Food firms reduced sugar in their products by 2% for the the period 2016–17, compared with a target of 5% set by the Government.
A spokesman from the Institute of Food Science and Technology told FoodManufacture.co.uk that the reduction of sugars and the challenge of reformulation were things the industry was working actively to address.
They added: “Since it involves all stages in the supply chain, from ingredient development and sourcing, recipe enhancement, process development, sensory evaluation, shelf-life testing etc. it takes time for the product changes, in the various categories, to actually reach the consumer.”
Food Standards Scotland (FSS) said the report was encouraging and provided positive evidence of sugar and calorie reduction by some retailers and manufacturers in the last year.
Heather Piece, head of public health nutrition as FSS, said: “It is encouraging to see a dramatic fall of 11% of sugar from soft drinks, captured by the Soft Drinks Industry Levy [SDIL].
‘Must step up their efforts’
“Food Standards Scotland also welcomes publication today of reformulation guidelines for those drinks not captured by the SDIL. However, it is clear that all sectors must step up their efforts to help tackle obesity.”
Chair of the National Obesity Forum Tam Fry said it was unfair to accuse the food industry of defaulting on the challenge to reduce sugar by 5% in one year.
“The Department of Health was warned by industry months ago that the target was probably unachievable, yet Whitehall stubbornly refused to give manufacturers more time to reformulate,” said Fry.
“It now appears that a number of companies simply threw up their hands at the schedule and didn't attempt any reduction at all. It stretches credulity that they will achieve the 20% aim in the next 18 months.”
The British Dietetic Association (BDA) expressed its disappointment at the lack of progress seemingly made by the food industry to reduce sugar. It was most disappointed to see little to no progress across the biscuit, chocolate confectionery and puddings categories.
Limitations in the data
BDA head of external affairs Jo Instone said the organisation recognised the limitations in the data and that the report represented the early stages of manufacturers’ reformulation programmes.

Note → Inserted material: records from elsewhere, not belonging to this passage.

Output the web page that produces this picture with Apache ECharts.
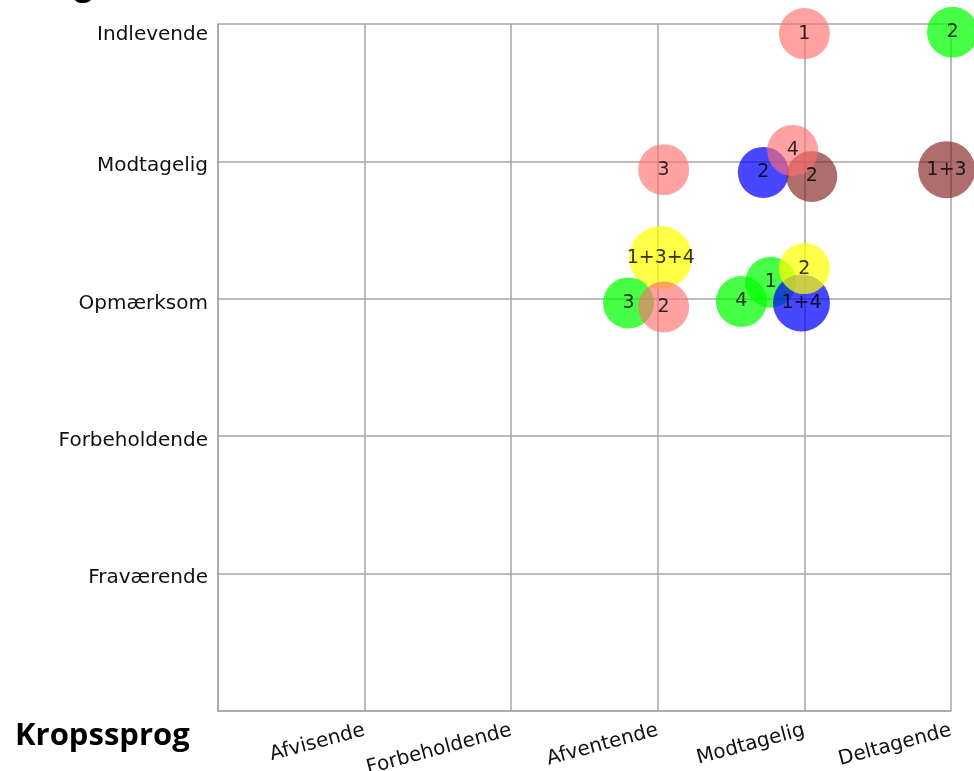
<!DOCTYPE html>
<html>
<head>
<meta charset="utf-8">
<script src="https://cdn.jsdelivr.net/npm/echarts@6/dist/echarts.min.js"></script>
<style>
  html, body { margin: 0; padding: 0; background: #fff; }
  #chart { width: 974px; height: 771px; }
</style>
</head>
<body>
<div id="chart"></div>
<script>
// categories on both axes (value 1..5)
const xCategories = ['Afvisende', 'Forbeholdende', 'Afventende', 'Modtagelig', 'Deltagende'];
const yCategories = ['Fraværende', 'Forbeholdende', 'Opmærksom', 'Modtagelig', 'Indlevende'];

// bubbles, in drawing order
const pointX = [4.00, 5.01, 3.04, 4.97, 3.72, 4.05, 3.92, 3.02, 2.80, 3.04, 3.57, 3.77, 3.98, 4.00];
const pointY = [4.93, 4.94, 3.94, 3.94, 3.92, 3.89, 4.08, 3.30, 2.97, 2.94, 2.98, 3.12, 2.97, 3.22];
const pointLabel = ['1', '2', '3', '1+3', '2', '2', '4', '1+3+4', '3', '2', '4', '1', '1+4', '2'];
const pointGroup = [0, 1, 0, 3, 2, 3, 0, 4, 1, 0, 1, 1, 2, 4];

const groupColors = [
    'rgba(255,110,110,0.8)',  // pink
    'rgba(0,255,0,0.9)',      // green
    'rgba(0,0,255,0.9)',      // blue
    'rgba(128,28,28,0.8)',    // brown
    'rgba(255,255,0,0.9)'     // yellow
];

const gridColor = '#a6a6a6';
const labelFont = 'DejaVu Sans';

const chart = echarts.init(document.getElementById('chart'));

const data = pointX.map((x, i) => ({
    value: [x, pointY[i]],
    name: pointLabel[i],
    symbolSize: 45 + 6 * pointLabel[i].split('+').length,
    itemStyle: { color: groupColors[pointGroup[i]] }
}));

chart.setOption({
    animation: false,
    grid: {
        left: 218, right: 23, top: 24, bottom: 60,
        containLabel: false,
        outerBoundsMode: 'none'
    },
    xAxis: {
        type: 'value',
        min: 0,
        max: 5,
        interval: 1,
        axisLine: { show: true, lineStyle: { color: gridColor, width: 1.5 } },
        axisTick: { show: false },
        splitLine: { show: true, lineStyle: { color: gridColor, width: 1.5 } },
        axisLabel: {
            rotate: 15,
            margin: 19,
            color: '#111',
            fontFamily: labelFont,
            fontSize: 20,
            formatter: v => (v >= 1 ? xCategories[v - 1] : '')
        }
    },
    yAxis: {
        type: 'value',
        min: 0,
        max: 5,
        interval: 1,
        axisLine: { show: true, lineStyle: { color: gridColor, width: 1.5 } },
        axisTick: { show: false },
        splitLine: { show: true, lineStyle: { color: gridColor, width: 1.5 } },
        axisLabel: {
            margin: 10,
            color: '#111',
            fontFamily: labelFont,
            fontSize: 20,
            padding: [9, 0, 0, 0],
            formatter: v => {
                if (v < 1) return '';
                if (v === 5) return '{t|' + yCategories[v - 1] + '}';
                return yCategories[v - 1];
            },
            rich: {
                t: { fontFamily: labelFont, fontSize: 20, color: '#111', padding: [12, 0, 0, 0] }
            }
        }
    },
    graphic: [
        {
            type: 'text',
            left: 8,
            top: -28,
            style: { text: 'Ansigt', font: 'bold 31px "Open Sans"', fill: '#000' }
        },
        {
            type: 'text',
            left: 15,
            top: 721,
            style: { text: 'Kropssprog', font: 'bold 31px "Open Sans"', fill: '#000' }
        }
    ],
    series: [{
        type: 'scatter',
        clip: false,
        data: data,
        label: {
            show: true,
            position: 'inside',
            formatter: p => p.name,
            color: '#000',
            fontFamily: labelFont,
            fontSize: 19
        },
        emphasis: { disabled: true }
    }]
});
</script>
</body>
</html>
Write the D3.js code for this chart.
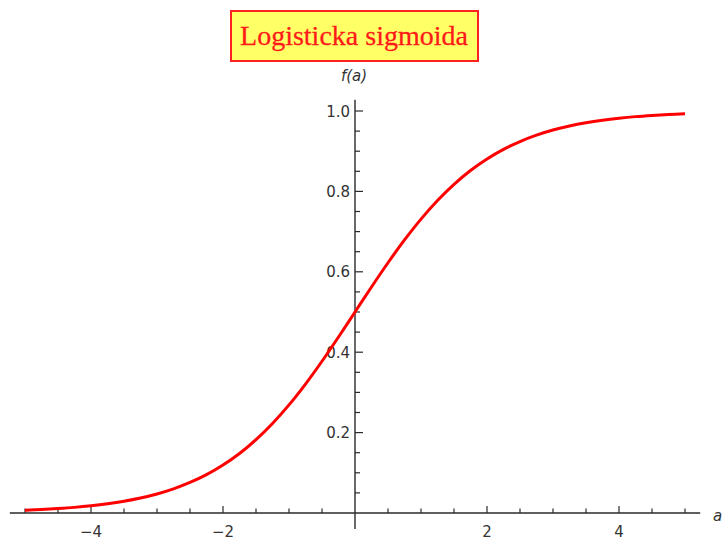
<!DOCTYPE html>
<html>
<head>
<meta charset="utf-8">
<script src="https://cdn.jsdelivr.net/npm/d3@7"></script>
<style>
  html, body { margin: 0; padding: 0; background: #fff; }
  svg { display: block; }
</style>
</head>
<body>
<svg id="chart" width="722" height="541"></svg>
<script>
// Logistic sigmoid f(a), sampled every 0.25 on [-5, 5]
const aValues = [
  -5, -4.75, -4.5, -4.25, -4, -3.75, -3.5, -3.25, -3, -2.75, -2.5, -2.25, -2, -1.75, -1.5, -1.25, -1, -0.75, -0.5, -0.25,
  0, 0.25, 0.5, 0.75, 1, 1.25, 1.5, 1.75, 2, 2.25, 2.5, 2.75, 3, 3.25, 3.5, 3.75, 4, 4.25, 4.5, 4.75, 5
];
const fValues = [
  0.0067, 0.0086, 0.0110, 0.0140, 0.0180, 0.0230, 0.0293, 0.0373, 0.0474, 0.0601, 0.0759, 0.0953, 0.1192, 0.1480, 0.1824, 0.2227, 0.2689, 0.3208, 0.3775, 0.4378,
  0.5000, 0.5622, 0.6225, 0.6792, 0.7311, 0.7773, 0.8176, 0.8520, 0.8808, 0.9047, 0.9241, 0.9399, 0.9526, 0.9627, 0.9707, 0.9770, 0.9820, 0.9860, 0.9890, 0.9914, 0.9933
];
const xMajorTicks = [-4, -2, 2, 4];
const xTickLabels = ["\u22124", "\u22122", "2", "4"];
const yMajorTicks = [0.2, 0.4, 0.6, 0.8, 1.0];
const yTickLabels = ["0.2", "0.4", "0.6", "0.8", "1.0"];
const titleText = "Logisticka sigmoida";

const svg = d3.select("#chart");
const x = d3.scaleLinear().domain([-5, 5]).range([25, 685]);
const y = d3.scaleLinear().domain([0, 1]).range([513, 111]);
const axisColor = "#2a2a2a";
const labelFont = "'DejaVu Sans', sans-serif";
const labelSize = 15;

// Horizontal axis line
svg.append("line")
  .attr("x1", x(-5.23)).attr("x2", x(5.23))
  .attr("y1", y(0)).attr("y2", y(0))
  .attr("stroke", axisColor).attr("stroke-width", 1.4);

// Vertical axis line through a = 0
svg.append("line")
  .attr("x1", x(0)).attr("x2", x(0))
  .attr("y1", y(-0.04)).attr("y2", y(1.028))
  .attr("stroke", axisColor).attr("stroke-width", 1.4);

// x ticks: major every 2, minor every 0.5
const xMinor = d3.range(-5, 5.001, 0.5).filter(v => Math.abs(v) > 1e-9 && !xMajorTicks.includes(v));
svg.append("g").selectAll("line.minor").data(xMinor).join("line")
  .attr("x1", d => x(d)).attr("x2", d => x(d))
  .attr("y1", y(0)).attr("y2", y(0) - 4.5)
  .attr("stroke", axisColor).attr("stroke-width", 1.2);
svg.append("g").selectAll("line.major").data(xMajorTicks).join("line")
  .attr("x1", d => x(d)).attr("x2", d => x(d))
  .attr("y1", y(0)).attr("y2", y(0) - 7)
  .attr("stroke", axisColor).attr("stroke-width", 1.2);
svg.append("g").selectAll("text").data(xMajorTicks).join("text")
  .attr("x", d => x(d)).attr("y", y(0) + 23.5)
  .attr("text-anchor", "middle")
  .attr("font-family", labelFont).attr("font-size", labelSize)
  .attr("fill", "#333")
  .text((d, i) => xTickLabels[i]);

// y ticks: major every 0.2, minor every 0.05
const yMinor = d3.range(0.05, 1.001, 0.05).filter(v => !yMajorTicks.some(m => Math.abs(m - v) < 1e-6));
svg.append("g").selectAll("line.minor").data(yMinor).join("line")
  .attr("x1", x(0)).attr("x2", x(0) + 5)
  .attr("y1", d => y(d)).attr("y2", d => y(d))
  .attr("stroke", axisColor).attr("stroke-width", 1.2);
svg.append("g").selectAll("line.major").data(yMajorTicks).join("line")
  .attr("x1", x(0)).attr("x2", x(0) + 8)
  .attr("y1", d => y(d)).attr("y2", d => y(d))
  .attr("stroke", axisColor).attr("stroke-width", 1.2);
svg.append("g").selectAll("text").data(yMajorTicks).join("text")
  .attr("x", x(0) - 5).attr("y", d => y(d) + 5.5)
  .attr("text-anchor", "end")
  .attr("font-family", labelFont).attr("font-size", labelSize)
  .attr("fill", "#333")
  .text((d, i) => yTickLabels[i]);

// Sigmoid curve
const pts = aValues.map((a, i) => [a, fValues[i]]);
const line = d3.line().x(d => x(d[0])).y(d => y(d[1])).curve(d3.curveCatmullRom);
svg.append("path")
  .datum(pts)
  .attr("d", line)
  .attr("fill", "none")
  .attr("stroke", "#ff0000")
  .attr("stroke-width", 3)
  .attr("stroke-linecap", "butt");

// Axis names
svg.append("text")
  .attr("x", x(0) - 1).attr("y", 81)
  .attr("text-anchor", "middle")
  .attr("font-family", labelFont).attr("font-style", "italic")
  .attr("font-size", 15).attr("fill", "#333")
  .text("f(a)");
svg.append("text")
  .attr("x", 713).attr("y", y(0) + 8)
  .attr("font-family", labelFont).attr("font-style", "italic")
  .attr("font-size", 15).attr("fill", "#333")
  .text("a");

// Title box
const title = svg.append("g");
title.append("rect")
  .attr("x", 231).attr("y", 11)
  .attr("width", 247).attr("height", 50)
  .attr("fill", "#ffff66")
  .attr("stroke", "#ff2020").attr("stroke-width", 2);
title.append("text")
  .attr("x", 354).attr("y", 45)
  .attr("text-anchor", "middle")
  .attr("font-family", "'Liberation Serif', 'Times New Roman', serif")
  .attr("font-size", 28)
  .attr("fill", "#ff1a1a")
  .attr("stroke", "#ff1a1a").attr("stroke-width", 0.3)
  .text(titleText);
</script>
</body>
</html>
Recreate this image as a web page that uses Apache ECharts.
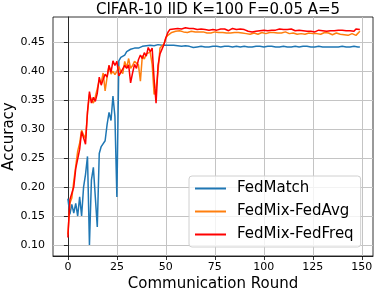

“However, it is disappointing to have such significant gaps and for a number of manufacturers to have refused to allow information on their progress to be published,” she added.
“We would hope that the 2019 report can fill in a number of gaps and that we will see more substantial progress made across the board.”
Sue Davis, strategic policy adviser at pressure group Which?, said the Government should take a stronger stance in regulating the amount of sugar in UK food.
“While it's good to see some progress, any reductions need to be part of a wider Government strategy – which includes more action on unhealthy food promotions as well as the use of traffic light nutrition labelling by all food companies,” said Davis.